Alternative routes into employment
There is no straight road into employment, there are many routes that can fit around any schedule.
“There are a lot of ways for military women to get into employment. They can look at part-time work, which could turn into full-time work. They can look at volunteering. They can look at asking to shadow, which most people don’t consider. They can look at return-to-work programmes. Adult apprenticeships are excellent when you want to change direction in your employment,” advises Annette.
“Online classes, remote learning, remote degrees, night classes, there are so many ways that women, particularly military spouses, can upskill, but it is still them that have to adjust their schedule around their partner which is not always easy,” says Sarah.
The age barrier
The rising cost of living in the UK has prompted a rise in those over 50 re-joining the workforce. Women over 50 could encounter another barrier – their confidence.
“A lack of confidence can be amplified in older women. You’re not just being judged as a woman anymore, you’re being judged as an older woman,” says Annette. “Adding to that, they may have had knockbacks over the years and memories of the bias and sexism that existed in the workplace, especially in the 80s and 90s.”
Age should not be a factor when considering a potential employee and hiring someone older comes with an abundance of benefits, such as more experience and a greater skillset.
“A woman who is 40, for example, will have almost 30 years of working life left. She’s only worked, potentially, 22 already. The majority of her working life is still ahead of her. People need to forget the numbers, and look at the human being,” observes Annette.
Returning to work is daunting, especially if it has been a prolonged amount of time since you have worked and you have had negative experiences in the workplace. Many benefits to returning to work go beyond financial gain, including meeting new people, staying mentally and physically active, and learning new skills.
Annette’s top tips for getting into employment
2. Sit down and think about what you are bringing to the table and what value you are bringing to the table. Remember to be kind to yourself when doing this. Reflect on what you have done in your life and how those skills transfer.

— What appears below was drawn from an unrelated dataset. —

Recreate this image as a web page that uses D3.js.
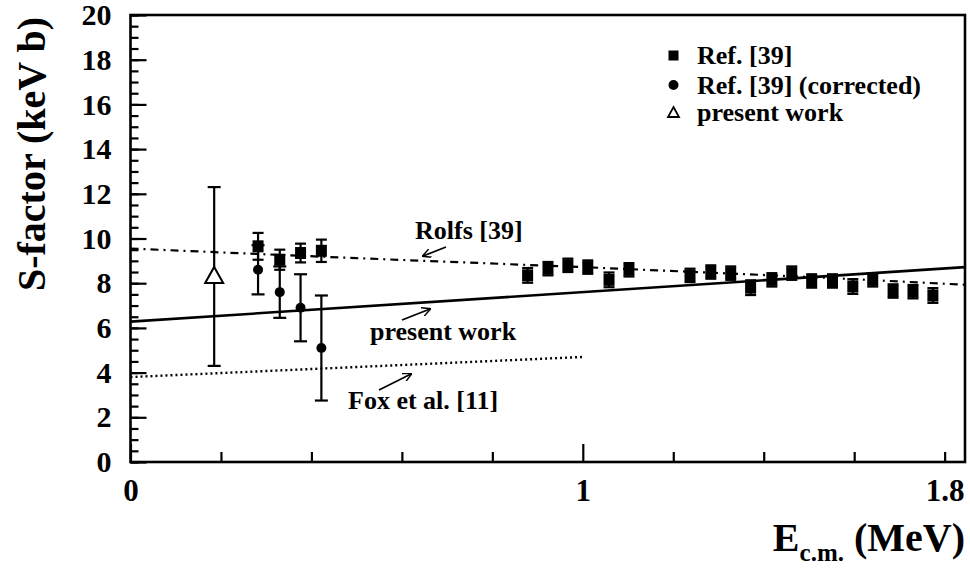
<!DOCTYPE html>
<html>
<head>
<meta charset="utf-8">
<script src="https://cdn.jsdelivr.net/npm/d3@7/dist/d3.min.js"></script>
<style>
  html, body { margin: 0; padding: 0; background: #fff; }
  svg { display: block; }
  text { font-family: "Liberation Serif", "Times New Roman", serif; font-weight: bold; fill: #000; }
</style>
</head>
<body>
<svg id="chart" width="970" height="571"></svg>
<script>
// Ref. [39] S-factor data (MeV, keV b)
const refE   = [0.282, 0.330, 0.376, 0.422,
                0.878, 0.923, 0.967, 1.011, 1.058, 1.102,
                1.237, 1.283, 1.327, 1.371, 1.418, 1.462, 1.506, 1.552, 1.597, 1.641, 1.686, 1.730, 1.774];
const refS   = [9.65, 9.05, 9.35, 9.45,
                8.35, 8.65, 8.80, 8.72, 8.15, 8.60,
                8.35, 8.50, 8.45, 7.80, 8.15, 8.45, 8.10, 8.10, 7.85, 8.15, 7.65, 7.62, 7.45];
const refErr = [0.60, 0.45, 0.42, 0.50,
                0.33, 0.30, 0.30, 0.30, 0.33, 0.30,
                0.30, 0.30, 0.30, 0.33, 0.30, 0.30, 0.30, 0.30, 0.33, 0.30, 0.30, 0.30, 0.33];

// Ref. [39] corrected points
const corrE   = [0.282, 0.330, 0.376, 0.422];
const corrS   = [8.60, 7.60, 6.90, 5.10];
const corrErr = [1.10, 1.15, 1.50, 2.35];

// present work point
const presE   = [0.185];
const presS   = [8.30];
const presErr = [4.00];

// curves
const rolfsE = [0, 0.5, 1.0, 1.5, 1.845];
const rolfsS = [9.55, 9.12, 8.72, 8.28, 7.93];
const fitE   = [0, 1.845];
const fitS   = [6.28, 8.72];
const foxE   = [0, 1.0];
const foxS   = [3.80, 4.70];

// axis ticks
const yMajor = [0, 2, 4, 6, 8, 10, 12, 14, 16, 18, 20];
const yMinor = d3.range(0, 20.01, 0.5);
const xMajor = [0, 1];
const xMinor = [0.2, 0.4, 0.6, 0.8, 1.2, 1.4, 1.6, 1.8];
const xLabels = [0, 1, 1.8];

const svg = d3.select("#chart");
const L = 130.5, R = 965, T = 15, B = 462;
const x = d3.scaleLinear().domain([0, 1.845]).range([L, R]);
const y = d3.scaleLinear().domain([0, 20]).range([B, T]);

// axes (ticks pointing into the frame)
const yAxisMinor = d3.axisLeft(y).tickValues(yMinor).tickSize(-8).tickFormat("");
const yAxisMajor = d3.axisLeft(y).tickValues(yMajor).tickSize(-16).tickPadding(19).tickFormat(d3.format("d"));
const xAxisMinor = d3.axisBottom(x).tickValues(xMinor).tickSize(-10).tickFormat("");
const xAxisMajor = d3.axisBottom(x).tickValues(xMajor).tickSize(-18).tickFormat("");
const xAxisLab   = d3.axisBottom(x).tickValues(xLabels).tickSize(0).tickPadding(17).tickFormat(d => String(d));

function styleAxis(g, fs) {
  g.select(".domain").remove();
  g.selectAll("line").attr("stroke", "#000").attr("stroke-width", 2.2);
  g.selectAll("text").style("font-size", fs + "px").attr("fill", "#000")
    .style("font-family", "'Liberation Serif', serif").style("font-weight", "bold");
}
svg.append("g").attr("transform", `translate(${L},0)`).call(yAxisMinor).call(g => styleAxis(g, 30));
svg.append("g").attr("transform", `translate(${L},0)`).call(yAxisMajor).call(g => styleAxis(g, 30));
svg.append("g").attr("transform", `translate(0,${B})`).call(xAxisMinor).call(g => styleAxis(g, 30));
svg.append("g").attr("transform", `translate(0,${B})`).call(xAxisMajor).call(g => styleAxis(g, 30));
svg.append("g").attr("transform", `translate(0,${B})`).call(xAxisLab).call(g => styleAxis(g, 31));

// frame
svg.append("rect").attr("x", L).attr("y", T).attr("width", R - L).attr("height", B - T)
  .attr("fill", "none").attr("stroke", "#000").attr("stroke-width", 2.6);

// curves
const line = d3.line().x(d => x(d[0])).y(d => y(d[1]));
const plot = svg.append("g");
plot.append("path").datum(d3.zip(rolfsE, rolfsS)).attr("d", line)
  .attr("fill", "none").attr("stroke", "#000").attr("stroke-width", 2.2).attr("stroke-dasharray", "8,5,2,5");
plot.append("path").datum(d3.zip(fitE, fitS)).attr("d", line)
  .attr("fill", "none").attr("stroke", "#000").attr("stroke-width", 2.6);
plot.append("path").datum(d3.zip(foxE, foxS)).attr("d", line)
  .attr("fill", "none").attr("stroke", "#000").attr("stroke-width", 2.4).attr("stroke-dasharray", "2,3");

// error bars
function errorBars(E, S, Err, cap) {
  const g = plot.append("g").attr("stroke", "#000").attr("stroke-width", 2.2);
  E.forEach((e, i) => {
    const cx = x(e), y0 = y(S[i] - Err[i]), y1 = y(S[i] + Err[i]);
    g.append("line").attr("x1", cx).attr("x2", cx).attr("y1", y0).attr("y2", y1);
    g.append("line").attr("x1", cx - cap).attr("x2", cx + cap).attr("y1", y0).attr("y2", y0);
    g.append("line").attr("x1", cx - cap).attr("x2", cx + cap).attr("y1", y1).attr("y2", y1);
  });
}
errorBars(refE, refS, refErr, 5.5);
errorBars(corrE, corrS, corrErr, 6.5);
errorBars(presE, presS, presErr, 6.5);

// markers
plot.append("g").selectAll("rect").data(d3.zip(refE, refS)).join("rect")
  .attr("x", d => x(d[0]) - 5.5).attr("y", d => y(d[1]) - 6)
  .attr("width", 11).attr("height", 12).attr("fill", "#000");
plot.append("g").selectAll("circle").data(d3.zip(corrE, corrS)).join("circle")
  .attr("cx", d => x(d[0])).attr("cy", d => y(d[1])).attr("r", 5).attr("fill", "#000");
const tri = (cx, cy, w, h) => `M${cx},${cy - h * 0.6}L${cx + w / 2},${cy + h * 0.4}L${cx - w / 2},${cy + h * 0.4}Z`;
plot.append("g").selectAll("path").data(d3.zip(presE, presS)).join("path")
  .attr("d", d => tri(x(d[0]), y(d[1]), 18, 16))
  .attr("fill", "#fff").attr("stroke", "#000").attr("stroke-width", 2);

// annotations with arrows
svg.append("defs").append("marker").attr("id", "arr").attr("viewBox", "0 0 10 10")
  .attr("refX", 9).attr("refY", 5).attr("markerWidth", 9).attr("markerHeight", 9)
  .attr("markerUnits", "userSpaceOnUse").attr("orient", "auto")
  .append("path").attr("d", "M0,0L10,5L0,10").attr("fill", "none").attr("stroke", "#000").attr("stroke-width", 1.6);
function arrow(x1, y1, x2, y2) {
  svg.append("line").attr("x1", x1).attr("y1", y1).attr("x2", x2).attr("y2", y2)
    .attr("stroke", "#000").attr("stroke-width", 1.8).attr("marker-end", "url(#arr)");
}
svg.append("text").attr("x", 415).attr("y", 239).style("font-size", "26px").text("Rolfs [39]");
arrow(446, 247, 423, 256);
svg.append("text").attr("x", 370).attr("y", 340).style("font-size", "26px").text("present work");
arrow(402, 320, 430, 309);
svg.append("text").attr("x", 348).attr("y", 409).style("font-size", "26px").text("Fox et al. [11]");
arrow(379, 390, 411, 374);

// legend
const leg = svg.append("g");
leg.append("rect").attr("x", 668.5).attr("y", 50.5).attr("width", 10).attr("height", 10).attr("fill", "#000");
leg.append("circle").attr("cx", 673.5).attr("cy", 85).attr("r", 5).attr("fill", "#000");
leg.append("path").attr("d", tri(673.5, 113, 11, 10)).attr("fill", "#fff").attr("stroke", "#000").attr("stroke-width", 1.8);
const legText = ["Ref. [39]", "Ref. [39] (corrected)", "present work"];
const legY = [64, 94, 121];
leg.selectAll("text").data(legText).join("text")
  .attr("x", 697).attr("y", (d, i) => legY[i]).style("font-size", "26px").text(d => d);

// axis titles
svg.append("text").attr("transform", "translate(45,17) rotate(-90)")
  .attr("text-anchor", "end").style("font-size", "40px").text("S-factor (keV b)");
const xt = svg.append("text").attr("x", 965).attr("y", 551).attr("text-anchor", "end").style("font-size", "40px");
xt.append("tspan").text("E");
xt.append("tspan").attr("dy", 10).style("font-size", "25px").text("c.m.");
xt.append("tspan").attr("dy", -10).text(" (MeV)");
</script>
</body>
</html>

3. Look at your transferable skills.
4. Be open to change. What you think you want to do is not what you may end up doing.
5. Look at social media, look at LinkedIn, and see what people are saying about themselves. Learn to recognise those things in yourself.
Register with the Forces Employment Charity
Our Military Women programme caters to the needs of female veterans, offering them the practical tools that they need to find successful employment while helping with their emotional needs as well.
“The Military Women programme takes someone who is lacking in confidence and reminds them what they have done while serving. It’s about holding a mirror to them and reminding them how good they are and will be again,” explains Annette.
For military spouses, male or female, our Families Programme supports civilian spouses and partners of serving and ex-Forces personnel. Our team of dedicated Advisors are all military spouses themselves and have both the professional knowledge to help you find employment, and the personal experience as well.
“We have a very holistic, one-to-one approach, where we help with CVs, networking, interview skills, as well as building on confidence and self-belief,” says Sarah.